Today I have done very little but cuddle and feed a baby. Oh and cuddle and read to smallest. Oh, and interact with Big. Talk to small. Assist in negotiating a settlement over some broken headphones from two months ago. Receive visitors. Have food brought to me in bed. Get twitchy over lack of blogging. (smartphones don’t cut it for proper, empty your head blogging, and I seem to have do much in my head right more, indirectly proportioned to the energy in my body.)
I want to write. Want to spill all of this out, empty my brain, feel calm. I do feel calm with respect to the baby, but everything else is bubbling over.
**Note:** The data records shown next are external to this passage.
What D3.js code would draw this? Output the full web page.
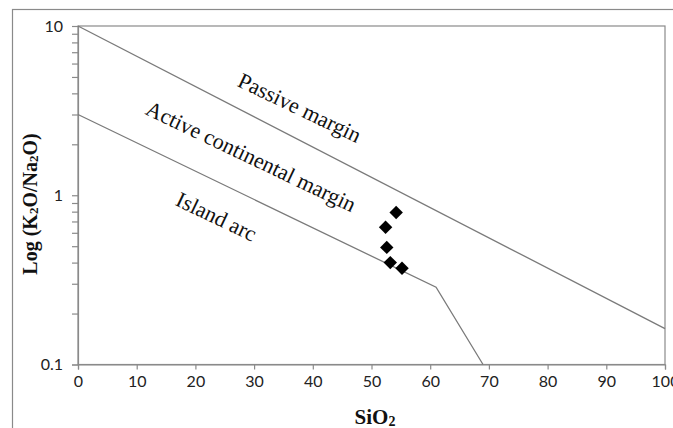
<!DOCTYPE html>
<html>
<head>
<meta charset="utf-8">
<script src="https://cdn.jsdelivr.net/npm/d3@7"></script>
<style>
  html, body { margin: 0; padding: 0; background: #fff; }
  svg { display: block; }
</style>
</head>
<body>
<svg id="chart" width="673" height="428"></svg>
<script>
// ---- data ----
const xTickValues = [0, 10, 20, 30, 40, 50, 60, 70, 80, 90, 100];
const yTickLabels = [0.1, 1, 10];
const passiveBoundarySiO2 = [0, 100];
const passiveBoundaryRatio = [10, 0.163];
const arcBoundarySiO2 = [0, 61, 69];
const arcBoundaryRatio = [3, 0.286, 0.1];
const sampleSiO2 = [54.2, 52.4, 52.6, 53.2, 55.2];
const sampleRatio = [0.79, 0.647, 0.492, 0.40, 0.37];
const fieldNames = ["Passive margin", "Active continental margin", "Island arc"];
const fieldSiO2 = [37.8, 29.5, 23.6];
const fieldRatio = [3.3, 1.7, 0.75];

// ---- layout ----
const svg = d3.select("#chart");
const L = 78, T = 26, R = 665, B = 364.5;
const x = d3.scaleLinear().domain([0, 100]).range([L, R]);
const y = d3.scaleLog().domain([0.1, 10]).range([B, T]);
const gray = "#8a8a8a";
const tickFont = "Lato, 'Open Sans', sans-serif";
const serif = "'Liberation Serif', 'Times New Roman', serif";

// outer frame
svg.append("rect").attr("x", 12.5).attr("y", 9.5).attr("width", 700).attr("height", 500)
  .attr("fill", "none").attr("stroke", gray).attr("stroke-width", 1.2);

// plot border
svg.append("rect").attr("x", L).attr("y", T).attr("width", R - L).attr("height", B - T)
  .attr("fill", "none").attr("stroke", gray).attr("stroke-width", 1.2);

// x axis
const xAxis = d3.axisBottom(x).tickValues(xTickValues).tickSize(5).tickPadding(6)
  .tickFormat(d3.format("d"));
const gx = svg.append("g").attr("transform", `translate(0,${B})`).call(xAxis);
gx.select(".domain").attr("stroke", gray).attr("stroke-width", 1.2);
gx.selectAll(".tick line").attr("stroke", gray).attr("stroke-width", 1.2);
gx.selectAll(".tick text").attr("fill", "#222").style("font-family", tickFont).style("font-size", "16px");

// y axis (log) with minor ticks
const minorTicks = y.ticks();
const yAxis = d3.axisLeft(y).tickValues(minorTicks).tickSize(6).tickPadding(9)
  .tickFormat(d => yTickLabels.includes(d) ? String(d) : "");
const gy = svg.append("g").attr("transform", `translate(${L},0)`).call(yAxis);
gy.select(".domain").attr("stroke", gray).attr("stroke-width", 1.2);
gy.selectAll(".tick line").attr("stroke", gray).attr("stroke-width", 1.2);
gy.selectAll(".tick text").attr("fill", "#222").style("font-family", tickFont).style("font-size", "16px");

// boundary lines
const line = d3.line().x(d => x(d[0])).y(d => y(d[1]));
svg.append("path")
  .attr("d", line(d3.zip(passiveBoundarySiO2, passiveBoundaryRatio)))
  .attr("fill", "none").attr("stroke", "#7a7a7a").attr("stroke-width", 1.3);
svg.append("path")
  .attr("d", line(d3.zip(arcBoundarySiO2, arcBoundaryRatio)))
  .attr("fill", "none").attr("stroke", "#7a7a7a").attr("stroke-width", 1.3);

// field labels
const angle = 25.5;
svg.append("g").selectAll("text").data(fieldNames).join("text")
  .attr("transform", (d, i) => `translate(${x(fieldSiO2[i])},${y(fieldRatio[i])}) rotate(${angle})`)
  .attr("text-anchor", "middle").attr("dy", "0.35em")
  .style("font-family", serif)
  .style("font-size", "22px").attr("fill", "#111")
  .text(d => d);

// samples (diamonds)
const diamond = d3.symbol().type(d3.symbolSquare).size(90);
svg.append("g").selectAll("path").data(d3.zip(sampleSiO2, sampleRatio)).join("path")
  .attr("d", diamond)
  .attr("transform", d => `translate(${x(d[0])},${y(d[1])}) rotate(45)`)
  .attr("fill", "#000");

// axis titles
const xt = svg.append("text").attr("x", 375).attr("y", 424)
  .attr("text-anchor", "middle")
  .style("font-family", serif)
  .style("font-size", "21px").style("font-weight", "bold").attr("fill", "#111");
xt.append("tspan").text("SiO");
xt.append("tspan").text("2").style("font-size", "14px").attr("dy", "2");

const yt = svg.append("text")
  .attr("transform", `translate(37,204) rotate(-90)`)
  .attr("text-anchor", "middle")
  .style("font-family", serif)
  .style("font-size", "20px").style("font-weight", "bold").attr("fill", "#111");
yt.append("tspan").text("Log (K");
yt.append("tspan").text("2").style("font-size", "13px").attr("dy", "1");
yt.append("tspan").text("O/Na").attr("dy", "-1");
yt.append("tspan").text("2").style("font-size", "13px").attr("dy", "1");
yt.append("tspan").text("O)").attr("dy", "-1");
</script>
</body>
</html>
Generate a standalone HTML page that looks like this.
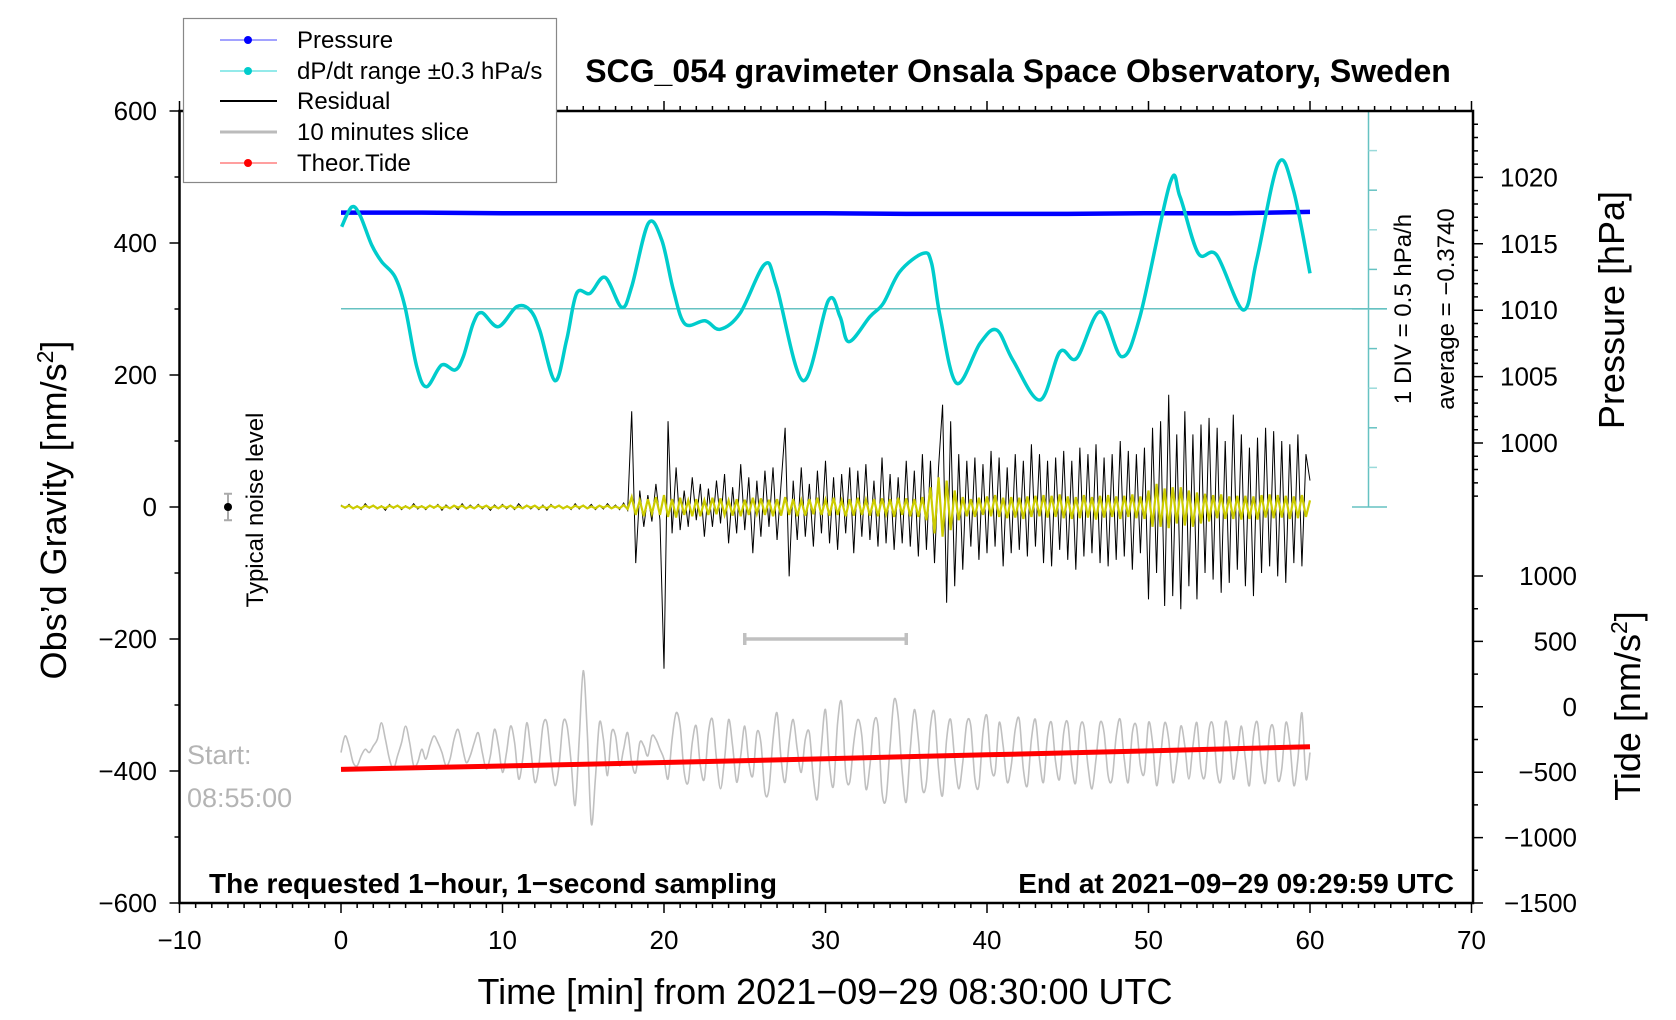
<!DOCTYPE html>
<html><head><meta charset="utf-8">
<style>
html,body{margin:0;padding:0;background:#fff;}
svg{display:block;font-family:"Liberation Sans",Arial,sans-serif;}
</style></head>
<body>
<svg id="chart" width="1676" height="1020" viewBox="0 0 1676 1020" xmlns="http://www.w3.org/2000/svg">
<rect x="0" y="0" width="1676" height="1020" fill="#fff"/>
<g id="marks"></g>
<g id="axes"></g>
<text x="1018" y="82" font-size="32" font-weight="bold" text-anchor="middle">SCG_054 gravimeter Onsala Space Observatory, Sweden</text>
<text transform="translate(66,510) rotate(-90)" font-size="36" text-anchor="middle">Obs’d Gravity [nm/s<tspan font-size="23" dy="-13">2</tspan><tspan dy="13">]</tspan></text>
<text transform="translate(1624,310) rotate(-90)" font-size="36" text-anchor="middle">Pressure [hPa]</text>
<text transform="translate(1640,706) rotate(-90)" font-size="36" text-anchor="middle">Tide [nm/s<tspan font-size="23" dy="-13">2</tspan><tspan dy="13">]</tspan></text>
<text x="825" y="1004" font-size="36" text-anchor="middle">Time [min] from 2021−09−29 08:30:00 UTC</text>
<text x="209" y="893" font-size="28" font-weight="bold">The requested 1−hour, 1−second sampling</text>
<text x="1454" y="893" font-size="28" font-weight="bold" text-anchor="end">End at 2021−09−29 09:29:59 UTC</text>
<text x="187" y="764" font-size="27" fill="#b4b4b4">Start:</text>
<text x="187" y="807" font-size="27" fill="#b4b4b4">08:55:00</text>
<text transform="translate(263,510) rotate(-90)" font-size="24" text-anchor="middle">Typical noise level</text>
<text transform="translate(1411,309) rotate(-90)" font-size="24" text-anchor="middle">1 DIV = 0.5 hPa/h</text>
<text transform="translate(1454,309) rotate(-90)" font-size="24" text-anchor="middle">average = −0.3740</text>
<g>
<rect x="183.5" y="18.5" width="373" height="164" fill="#fff" stroke="#888" stroke-width="1.2"/>
<g><line x1="220" y1="40" x2="277" y2="40" stroke="#6a6aff" stroke-width="1.2"/><circle cx="248" cy="40" r="4" fill="#0000ff"/><text x="297" y="48" font-size="24">Pressure</text></g>
<g><line x1="220" y1="71" x2="277" y2="71" stroke="#55dddd" stroke-width="1.2"/><circle cx="248" cy="71" r="4" fill="#00cccc"/><text x="297" y="79" font-size="24">dP/dt range ±0.3 hPa/s</text></g>
<g><line x1="220" y1="101" x2="277" y2="101" stroke="#000" stroke-width="2"/><text x="297" y="109" font-size="24">Residual</text></g>
<g><line x1="220" y1="132" x2="277" y2="132" stroke="#bbb" stroke-width="3"/><text x="297" y="140" font-size="24">10 minutes slice</text></g>
<g><line x1="220" y1="163" x2="277" y2="163" stroke="#ff6666" stroke-width="1.2"/><circle cx="248" cy="163" r="4" fill="#ff0000"/><text x="297" y="171" font-size="24">Theor.Tide</text></g>
</g>
</svg>
<script>
const xTicks=[-10,0,10,20,30,40,50,60,70];
const gravTicks=[600,400,200,0,-200,-400,-600];
const pressTicks=[1020,1015,1010,1005,1000];
const tideTicks=[1000,500,0,-500,-1000,-1500];
const pressTimes=[0,5,10,15,20,25,30,35,40,45,50,55,60];
const pressVals=[1017.35,1017.35,1017.3,1017.3,1017.3,1017.3,1017.3,1017.25,1017.25,1017.25,1017.3,1017.3,1017.4];
const dpdtAvg=-0.374;
const dpdtTimes=[0.04,0.66,1.17,1.9,2.52,3.34,3.96,4.69,5.3,6.23,7.06,7.57,8.19,8.71,9.74,10.88,11.7,12.3,13.25,13.97,14.59,15.42,16.35,17.38,18,19.03,19.86,20.58,21.3,22.54,23.47,24.71,26.25,26.97,28.62,30.17,30.9,31.45,32.75,33.58,34.6,36.05,36.57,37.1,38.12,39.57,40.6,41.6,43.28,44.52,45.55,47,48.34,49.47,51.33,51.95,53.08,54.22,55.87,56.7,58.04,58.97,60];
const dpdtVals=[0.661,0.910,0.809,0.430,0.219,0.030,-0.349,-1.106,-1.359,-1.085,-1.148,-0.980,-0.558,-0.424,-0.601,-0.349,-0.390,-0.643,-1.283,-0.769,-0.180,-0.180,0.022,-0.356,-0.096,0.704,0.493,-0.138,-0.567,-0.526,-0.634,-0.432,0.190,-0.096,-1.283,-0.273,-0.475,-0.791,-0.475,-0.306,0.093,0.325,0.199,-0.475,-1.316,-0.811,-0.643,-1.022,-1.527,-0.917,-1.000,-0.412,-0.980,-0.475,1.209,1.040,0.325,0.304,-0.390,0.241,1.462,1.125,0.073];
const residStep=0.25;
const residVals=[3,-2,4,-3,2,-4,5,-2,3,-3,2,-5,4,-2,3,-4,2,-3,5,-3,
2,-4,3,-2,4,-5,3,-2,2,-4,5,-3,3,-2,4,-3,2,-5,3,-2,
4,-3,2,-4,5,-2,3,-3,2,-4,3,-5,4,-2,3,-3,2,-4,5,-3,
3,-2,4,-4,2,-3,5,-2,3,-4,6,-5,
145,-85,25,-30,18,-22,35,-20,
-245,130,-40,60,-35,25,-30,45,
-20,35,-45,28,-30,40,-25,50,
-55,30,-40,65,-35,45,-70,40,
-45,55,-30,60,-50,35,120,-105,
40,-50,60,-45,35,-60,55,-40,
70,-55,45,-65,50,-40,60,-70,
55,-45,65,-50,40,-60,75,-55,
50,-65,45,-55,70,-60,55,-75,
80,-65,70,-85,60,155,-145,130,
-120,80,-95,70,-60,75,-80,65,
-70,85,-60,75,-90,60,-70,80,
-65,70,-75,95,-60,80,-85,70,
-90,75,-65,85,-80,70,-95,90,
-75,80,-70,95,-85,75,-90,80,
-80,100,-75,85,-95,80,-70,90,
-140,120,-100,130,-150,170,-135,110,
-155,145,-120,110,-140,125,-100,135,
-110,120,-130,100,-115,140,-95,110,
-120,90,-135,105,-100,120,-90,115,
-105,100,-115,95,-85,110,-90,80,
40];
const filtVals=[2,-1,2,-2,1,-2,2,-1,2,-2,1,-2,2,-1,2,-2,1,-2,2,-1,
1,-2,2,-1,2,-2,1,-2,2,-1,2,-2,1,-2,2,-1,2,-2,1,-2,
2,-1,2,-2,1,-2,2,-1,2,-2,1,-2,2,-1,2,-2,1,-2,2,-1,
2,-2,1,-2,2,-1,2,-2,1,-2,3,-3,
15,-12,10,-14,12,-10,15,-12,
18,-15,12,-16,14,-12,10,-14,
12,-14,10,-12,14,-11,13,-12,
10,-13,12,-14,11,-12,14,-10,
13,-12,11,-14,12,-13,15,-12,
12,-14,10,-13,12,-11,14,-12,
11,-13,14,-12,10,-14,12,-13,
14,-12,11,-13,12,-14,13,-11,
12,-15,14,-12,13,-14,12,-15,
15,-20,30,-40,45,-45,40,-35,
25,-20,15,-14,12,-15,14,-12,
16,-14,18,-15,14,-17,15,-16,
14,-18,16,-15,17,-14,18,-16,
17,-15,19,-17,16,-18,15,-17,
18,-16,15,-19,17,-16,18,-15,
16,-18,17,-15,19,-17,16,-18,
25,-30,35,-30,28,-32,30,-25,
30,-28,25,-30,22,-25,20,-22,
18,-17,19,-18,16,-18,17,-19,
17,-18,16,-19,18,-16,19,-17,
18,-16,17,-18,16,-17,18,-15,
10];
const sliceStart=25, sliceEnd=35, sliceBaseline=-372, sliceStep=0.25;
const sliceVals=[0,25,10,-15,-20,-5,5,0,10,20,45,20,
-10,-25,-5,15,40,15,-20,-15,5,-10,10,25,
15,0,-20,-10,20,35,10,-15,-5,15,30,0,
-25,-5,35,10,-30,0,40,15,-40,-10,45,5,
-45,-20,40,45,-10,-50,-20,45,40,-15,-80,20,
124,30,-108,-40,45,20,-35,30,25,-20,5,30,
-15,-30,15,10,-5,25,20,5,-10,-40,20,60,
40,-30,-45,15,40,-20,-40,30,50,-10,-55,-10,
50,10,-45,-5,40,-15,-35,30,15,-60,-55,20,
60,-10,-45,15,50,5,-30,20,30,-40,-70,10,
65,-20,-50,45,75,-30,-45,15,50,25,-55,-20,
45,40,-60,-70,10,80,55,-30,-75,5,65,20,
-55,-45,40,60,-25,-65,20,50,-10,-55,-15,45,
40,-40,-50,30,55,-20,-30,45,10,-45,-20,35,
50,-25,-50,20,50,-10,-45,25,45,-15,-40,30,
45,-20,-45,35,40,-20,-55,-10,45,30,-35,-40,
25,50,-10,-45,30,40,-20,-30,45,15,-50,-5,
45,20,-45,-15,40,10,-40,10,45,-25,-35,35,
40,-30,-40,45,20,-40,-5,40,-10,-50,25,45,
-20,-45,30,35,-40,-25,45,15,-50,-10,60,-40,
0];
const tideTimes=[0,10,20,30,40,50,60];
const tideVals=[-478,-453,-426,-397,-367,-337,-305];
const noiseLevel=20;

const NS='http://www.w3.org/2000/svg';
const xS=m=>341+m*16.15;
const gY=g=>507-g*0.66;
const pY=p=>177.4-(p-1020)*13.28;
const tY=t=>706.8-t*0.1308;
const cY=v=>308.7-(v-dpdtAvg)/0.5*39.6;
const marks=document.getElementById('marks');
const axes=document.getElementById('axes');
function mk(tag,attrs,parent){const e=document.createElementNS(NS,tag);for(const k in attrs)e.setAttribute(k,attrs[k]);parent.appendChild(e);return e;}
function poly(pts){return pts.map((p,i)=>(i?'L':'M')+p[0].toFixed(2)+','+p[1].toFixed(2)).join('');}
function smooth(pts){let d='M'+pts[0][0]+','+pts[0][1];for(let i=0;i<pts.length-1;i++){const p0=pts[i-1]||pts[i],p1=pts[i],p2=pts[i+1],p3=pts[i+2]||p2;
d+='C'+(p1[0]+(p2[0]-p0[0])/6).toFixed(2)+','+(p1[1]+(p2[1]-p0[1])/6).toFixed(2)+' '+(p2[0]-(p3[0]-p1[0])/6).toFixed(2)+','+(p2[1]-(p3[1]-p1[1])/6).toFixed(2)+' '+p2[0].toFixed(2)+','+p2[1].toFixed(2);}return d;}

let e=mk('line',{x1:1368.5,y1:111,x2:1368.5,y2:507,stroke:'#66c2c2','stroke-width':1.5},marks);


for(let i=0;i<=10;i++){const y=111+i*39.6;
 const long=(i===0||i===5||i===10);
 e=mk('line',{x1:long?1352:1368.5,y1:y,x2:long?1387:1377,y2:y,stroke:i%2?'#9adada':'#66c2c2','stroke-width':1.5},marks);
 
 }
e=mk('line',{x1:xS(0),y1:cY(dpdtAvg),x2:1387,y2:cY(dpdtAvg),stroke:'#66c2c2','stroke-width':1.5},marks);



e=mk('path',{d:poly(pressTimes.map((t,i)=>[xS(t),pY(pressVals[i])])),fill:'none',stroke:'#0000ff','stroke-width':4.5},marks);


e=mk('path',{d:smooth(dpdtTimes.map((t,i)=>[xS(t),cY(dpdtVals[i])])),fill:'none',stroke:'#00cccc','stroke-width':3.5,'stroke-linejoin':'round'},marks);


e=mk('path',{d:poly(residVals.map((v,i)=>[xS(i*residStep),gY(v)])),fill:'none',stroke:'#000','stroke-width':1},marks);


e=mk('path',{d:poly(filtVals.map((v,i)=>[xS(i*residStep),gY(v)])),fill:'none',stroke:'#cccc00','stroke-width':2.2},marks);


e=mk('path',{d:'M'+xS(sliceStart)+','+(gY(-200)-6)+'v12M'+xS(sliceStart)+','+gY(-200)+'H'+xS(sliceEnd)+'M'+xS(sliceEnd)+','+(gY(-200)-6)+'v12',fill:'none',stroke:'#c0c0c0','stroke-width':3.5},marks);


e=mk('path',{d:smooth(sliceVals.map((v,i)=>[xS(i*sliceStep),gY(sliceBaseline+v)])),fill:'none',stroke:'#c0c0c0','stroke-width':1.6},marks);


e=mk('path',{d:poly(tideTimes.map((t,i)=>[xS(t),tY(tideVals[i])])),fill:'none',stroke:'#ff0000','stroke-width':5},marks);


e=mk('path',{d:'M224,'+gY(noiseLevel)+'h8M228,'+gY(noiseLevel)+'V'+gY(-noiseLevel)+'M224,'+gY(-noiseLevel)+'h8',fill:'none',stroke:'#aaa','stroke-width':2},marks);


e=mk('circle',{cx:228,cy:gY(0),r:4,fill:'#000'},marks);



e=mk('rect',{x:179.5,y:111,width:1293.5,height:792,fill:'none',stroke:'#000','stroke-width':2.5},axes);


let tk='';
for(let m=-10;m<=70;m++){const x=xS(m);const L=(m%10===0)?10:5;tk+='M'+x+',903v'+L+'M'+x+',111v-'+L;}
for(let g=600;g>=-600;g-=100){const L=(g%200===0)?10:5;tk+='M179.5,'+gY(g)+'h-'+L;}
for(let p=1024;p>=996;p--){const L=(p%5===0)?10:5;tk+='M1473,'+pY(p)+'h'+L;}
for(let t=1000;t>=-1500;t-=250){const L=(t%500===0)?10:5;tk+='M1473,'+tY(t)+'h'+L;}
e=mk('path',{d:tk,stroke:'#000','stroke-width':1.5,fill:'none'},axes);


const fmt=v=>(v<0?'−'+Math.abs(v):String(v));
xTicks.forEach(v=>{const t=mk('text',{x:xS(v),y:949,'font-size':26,'text-anchor':'middle'},axes);t.textContent=fmt(v);

});
gravTicks.forEach(v=>{const t=mk('text',{x:157,y:gY(v)+9,'font-size':26,'text-anchor':'end'},axes);t.textContent=fmt(v);

});
pressTicks.forEach(v=>{const t=mk('text',{x:1500,y:pY(v)+9,'font-size':26},axes);t.textContent=fmt(v);

});
tideTicks.forEach(v=>{const t=mk('text',{x:1577,y:tY(v)+9,'font-size':26,'text-anchor':'end'},axes);t.textContent=fmt(v);

});
</script>
</body></html>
Tomorrow I’m getting up, I’ve decided. I will shower and dress and we will specs the morning educating, though I’m hoping for an afternoon nap. I almost got one this afternoon, but the phone rang and the toddler shouted and the house just wasn’t quiet. And I’m assuming that I will get very little sleep tonight.
I did spend time on twitter. Smartphone, often one handed, from bed. Connection to the world. I may have answered some emails. And yes, perhaps this is something of a blogpost. But not a tenth of what is in my head.
How can someone so small and new have such an amazing effect on all our lives? I don’t ever want to forget this. And if I don’t find the words to capture it now, I will.
And that is what blogging is really about.